Isaiah 61:1 The Spirit of the Lord GOD is upon me,
Because the LORD has anointed me
To bring good news to the afflicted;
He has sent me to bind up the brokenhearted,
To proclaim liberty to captives
And freedom to prisoners . . .
Brian and I just got back from Together2016.
- Spiritual battle: I was struggling to trust God’s goodness and sovereignty in my husband’s illness, prayer, blogging, reading scripture all became 10X harder
- Physical: I barely slept all week, Brian’s vertigo reached epic proportions by Tuesday, Daniel woke up crying out in pain and I was fighting sinus issues that was beginning to mess with my ears
- Mind: I couldn’t process or remember things and I wasn’t sure that I could even engage the D.C trip enough to make it worth our while
- Heart: I was growing bitter and angry
I felt cut off from God. I did not feel his hand guiding us through the ugliness of our circumstances. All I could see is that he wasn’t healing Brian and allowing more struggles than either of us could withstand.
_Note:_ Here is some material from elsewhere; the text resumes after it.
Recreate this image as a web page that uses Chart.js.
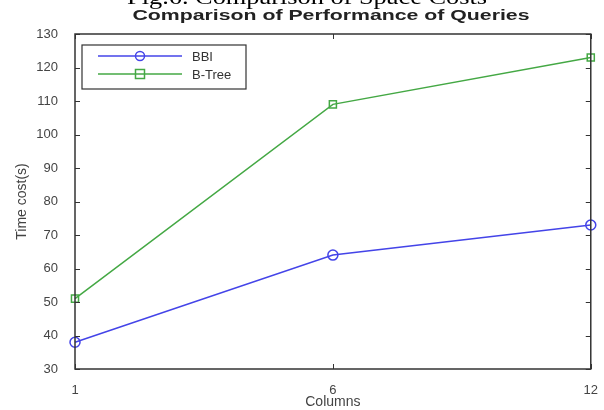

What I didn’t know, until this morning, is that my 6 (almost 7) year old daughter checked on her daddy regularly throughout Monday, and each time she prayed for him. She prayed specifically that he would be well and be able to make the trip to D.C.
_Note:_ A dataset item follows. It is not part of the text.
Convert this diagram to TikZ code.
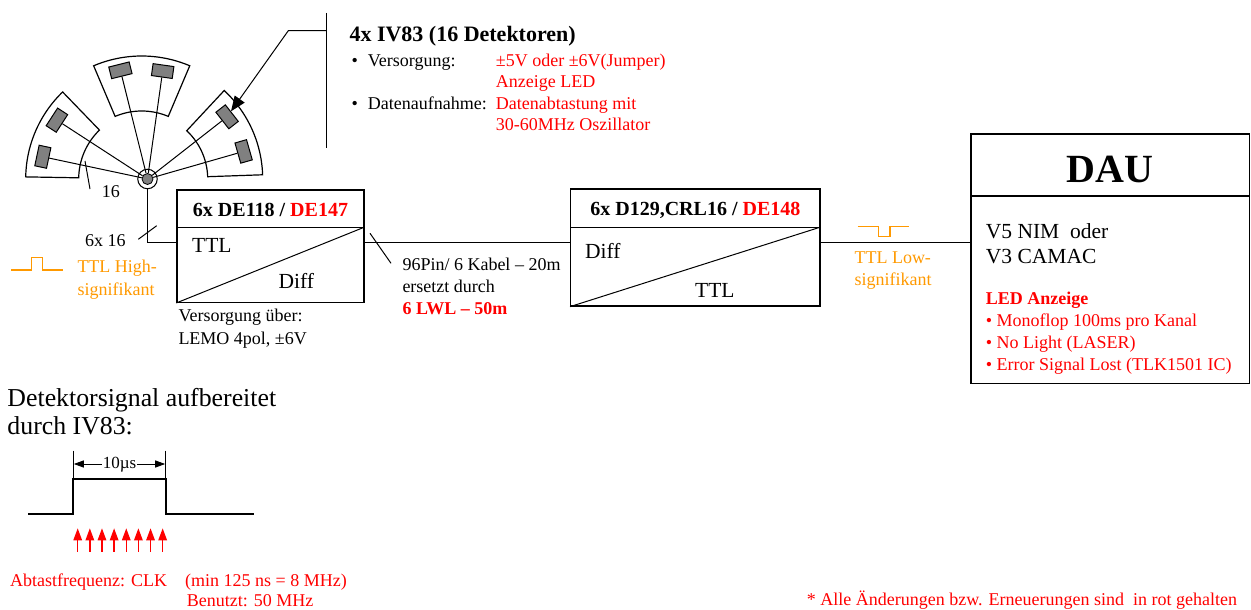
\documentclass[tikz,border=0pt]{standalone}
\usepackage{fontspec}
\setmainfont{Liberation Serif}
\usetikzlibrary{arrows.meta,calc}
\definecolor{chg}{RGB}{255,0,0}
\definecolor{sig}{RGB}{255,153,0}
\definecolor{detgray}{RGB}{128,128,128}
\newcommand{\fsz}[1]{\fontsize{#1}{#1}\selectfont}
\begin{document}
\begin{tikzpicture}[x=1pt,y=-1pt,
  txt/.style={anchor=base west,inner sep=0pt,font=\fsz{18}},
  big/.style={anchor=base west,inner sep=0pt,font=\fsz{21.5}},
  frame/.style={draw,line width=1.3pt,inner sep=0pt},
  wire/.style={line width=1pt},
  det/.style={draw,fill=detgray,line width=1pt,minimum width=12pt,minimum height=21pt,inner sep=0pt},
  sector/.style={line width=1.2pt},
  tick/.style={line width=1pt},
]
\useasboundingbox (0,0) rectangle (1251,610);

% ---------- detector fan (4x IV83) ----------
\draw[sector] plot[domain=181:226,samples=40] ({146.7+121*cos(\x)},{179+121*sin(\x)})
  -- plot[domain=226:181,samples=40] ({146.7+68*cos(\x)},{179+68*sin(\x)}) -- cycle;
\draw[sector] plot[domain=247:293,samples=40] ({141.7+123*cos(\x)},{179+123*sin(\x)})
  -- plot[domain=293:247,samples=40] ({141.7+68*cos(\x)},{179+68*sin(\x)}) -- cycle;
\draw[sector] plot[domain=313:358,samples=40] ({141.7+121*cos(\x)},{179+121*sin(\x)})
  -- plot[domain=358:313,samples=40] ({141.7+66*cos(\x)},{179+66*sin(\x)}) -- cycle;

\node[draw,circle,minimum size=19.5pt,inner sep=0pt,line width=1pt] (hub) at (147.5,179) {};
\node[draw,circle,fill=detgray,minimum size=11pt,inner sep=0pt,line width=0.8pt] (hubdot) at (hub.center) {};

\node[det,rotate=-213] (detA) at ($(hub.center)+(213:108)$) {};
\node[det,rotate=-192] (detB) at ($(hub.center)+(192:107)$) {};
\node[det,rotate=-256] (detC) at ($(hub.center)+(256:112)$) {};
\node[det,rotate=-278] (detD) at ($(hub.center)+(278:109)$) {};
\node[det,rotate=-322] (detE) at ($(hub.center)+(322:101)$) {};
\node[det,rotate=-344] (detF) at ($(hub.center)+(344:100)$) {};

\foreach \d in {detA,detB,detC,detD,detE,detF}
  \draw[wire] (hubdot) -- (\d);

% bundle mark on the left sector
\draw[tick] (85,161) -- (90,189);
\node[txt] (n16) at (101.7,197.3) {16};

% ---------- IV83 description ----------
\coordinate (barT) at (326,13);
\coordinate (barB) at (326,148);
\coordinate (barArm) at (326,30.7);
\coordinate (elbow) at (288.3,30.7);
\draw[wire] (barT) -- (barB);
\draw[wire,-{Triangle[length=15pt,width=12pt]}] (barArm) -- (elbow) -- (detE);

\node[txt,font=\fsz{22}\bfseries] (ivtitle) at (349.3,41.7) {4x IV83 (16 Detektoren)};
\node[txt] (bul1) at (351.5,66.7) {•};
\node[txt] (vers) at (367.7,66.7) {Versorgung:};
\node[txt,text=chg] (vers1) at (495.7,66.7) {±5V oder ±6V(Jumper)};
\node[txt,text=chg] (vers2) at (495.7,87.3) {Anzeige LED};
\node[txt] (bul2) at (351.5,110) {•};
\node[txt] (daten) at (367.7,110) {Datenaufnahme:};
\node[txt,text=chg] (daten1) at (495.7,110) {Datenabtastung mit};
\node[txt,text=chg] (daten2) at (495.7,130.7) {30-60MHz Oszillator};

% ---------- converter boxes ----------
\node[frame,minimum width=187pt,minimum height=37.7pt,text height=15.7pt,text depth=0pt,font=\fsz{20}\bfseries]
  (b1t) at (270.5,208.85) {6x DE118 / \textcolor{chg}{DE147}};
\node[frame,minimum width=187pt,minimum height=74.6pt] (b1b) at (270.5,265) {};
\draw[wire] (b1b.south west) -- (b1b.north east);
\node[big] (b1in) at (192,252.3) {TTL};
\node[big] (b1out) at (278.3,288.3) {Diff};

\node[frame,minimum width=249.3pt,minimum height=38.7pt,text height=14.7pt,text depth=0pt,font=\fsz{20}\bfseries]
  (b2t) at (695.35,208.35) {6x D129,CRL16 / \textcolor{chg}{DE148}};
\node[frame,minimum width=249.3pt,minimum height=78.3pt] (b2b) at (695.35,266.85) {};
\draw[wire] (b2b.south west) -- (b2b.north east);
\node[big] (b2in) at (585,258.3) {Diff};
\node[big] (b2out) at (695,297.3) {TTL};

\node[frame,minimum width=278.5pt,minimum height=62pt,text height=34.6pt,text depth=0pt,font=\fsz{40}\bfseries]
  (daut) at (1110.25,165) {DAU};
\node[frame,minimum width=278.5pt,minimum height=187.3pt] (dau) at (1110.25,289.65) {};
\node[big] (dau1) at (985.7,238.3) {V5 NIM \ oder};
\node[big] (dau2) at (985.7,263.3) {V3 CAMAC};
\node[txt,text=chg,font=\fsz{18}\bfseries] (led) at (985.7,304.3) {LED Anzeige};
\node[txt,text=chg] (led1) at (985.7,326) {• Monoflop 100ms pro Kanal};
\node[txt,text=chg] (led2) at (985.7,348.3) {• No Light (LASER)};
\node[txt,text=chg] (led3) at (985.7,370.7) {• Error Signal Lost (TLK1501 IC)};

% ---------- signal chain ----------
\coordinate (busy) at (0,242.3);
\draw[wire] (hub.south) |- (b1b.west |- busy);
\draw[tick] (138.3,239.3) -- (156.7,225.7);
\node[txt] (n6x16) at (85,246.7) {6x 16};

\draw[wire] (b1b.east |- busy) -- (b2b.west |- busy);
\draw[tick] (370,233.3) -- (391,263.3);
\node[txt] (cab1) at (402.3,270) {96Pin/ 6 Kabel – 20m};
\node[txt] (cab2) at (402.3,292.7) {ersetzt durch};
\node[txt,text=chg,font=\fsz{18}\bfseries] (cab3) at (402.3,314.3) {6 LWL – 50m};

\draw[wire] (b2b.east |- busy) -- (dau.west |- busy);

\node[txt] (sup1) at (178.3,321.7) {Versorgung über:};
\node[txt] (sup2) at (178.3,344) {LEMO 4pol, ±6V};

% TTL pulse symbols
\draw[sig,line width=1.2pt] (11,270) -- (31.7,270) -- (31.7,257.3) -- (42.7,257.3) -- (42.7,270) -- (63.3,270);
\node[txt,text=sig] (hi1) at (77.3,272.7) {TTL High-};
\node[txt,text=sig] (hi2) at (77.3,295) {signifikant};

\draw[sig,line width=1.2pt] (857.7,226.7) -- (878.3,226.7) -- (878.3,236.7) -- (890,236.7) -- (890,226.7) -- (909.3,226.7);
\node[txt,text=sig] (lo1) at (854.3,263.3) {TTL Low-};
\node[txt,text=sig] (lo2) at (854.3,285) {signifikant};

% ---------- detector signal ----------
\node[anchor=base west,inner sep=0pt,font=\fsz{25.8}] (sigt1) at (7.3,406.7) {Detektorsignal aufbereitet};
\node[anchor=base west,inner sep=0pt,font=\fsz{25.8}] (sigt2) at (7.3,434.3) {durch IV83:};

\draw[line width=2pt] (28.3,514.3) -- (73.3,514.3) -- (73.3,479) -- (165.7,479) -- (165.7,514.3) -- (254,514.3);
\draw[wire] (73.3,450.7) -- (73.3,479);
\draw[wire] (165.7,450.7) -- (165.7,479);
\coordinate (dimL) at (73.8,464);
\coordinate (dimR) at (165.2,464);
\node[anchor=base,inner sep=1pt,font=\fsz{17}] (t10) at (119.5,468.3) {10µs};
\draw[wire,-{Triangle[length=10pt,width=7pt]}] (t10.west |- dimL) -- (dimL);
\draw[wire,-{Triangle[length=10pt,width=7pt]}] (t10.east |- dimR) -- (dimR);

\foreach \i in {0,...,7}
  \draw[chg,line width=1.4pt,-{Triangle[length=12pt,width=8.5pt]}] ({77.7+12.14*\i},551.7) -- ({77.7+12.14*\i},528.3);

\node[txt,text=chg] (clk1) at (10,586.7) {Abtastfrequenz: CLK};
\node[txt,text=chg] (clk2) at (185,586.7) {(min 125 ns = 8 MHz)};
\node[txt,text=chg] (clk3) at (186.7,606.7) {Benutzt: 50 MHz};

\node[txt,text=chg] (note) at (806.7,605) {* Alle Änderungen bzw. Erneuerungen sind \ in rot gehalten};
\end{tikzpicture}
\end{document}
Wednesday morning Brian woke up with such exuberance and stayed that way the rest of the week, in spite of some rough moments physically. I sought medical care for my ears and the kids sang VBS songs every day with such passion that it ministered to my weary soul. Even when I struggled to cry out, God knew what I needed!
- I am returning with a clear mission: I am to speak boldly into the darkness
- Surrounded by such a cloud of witnesses (some who are now new friends) I WILL NOT QUIT!
- I am encouraged by a nation turning to pray for healing in the midst of so much world pain
- I heard clearly from God
- I am closer to my husband
- Reset of purpose, and strengthened in offering the reason for the hope I have!
- Abiding in Christ and trusting God with what I cannot see or fathom.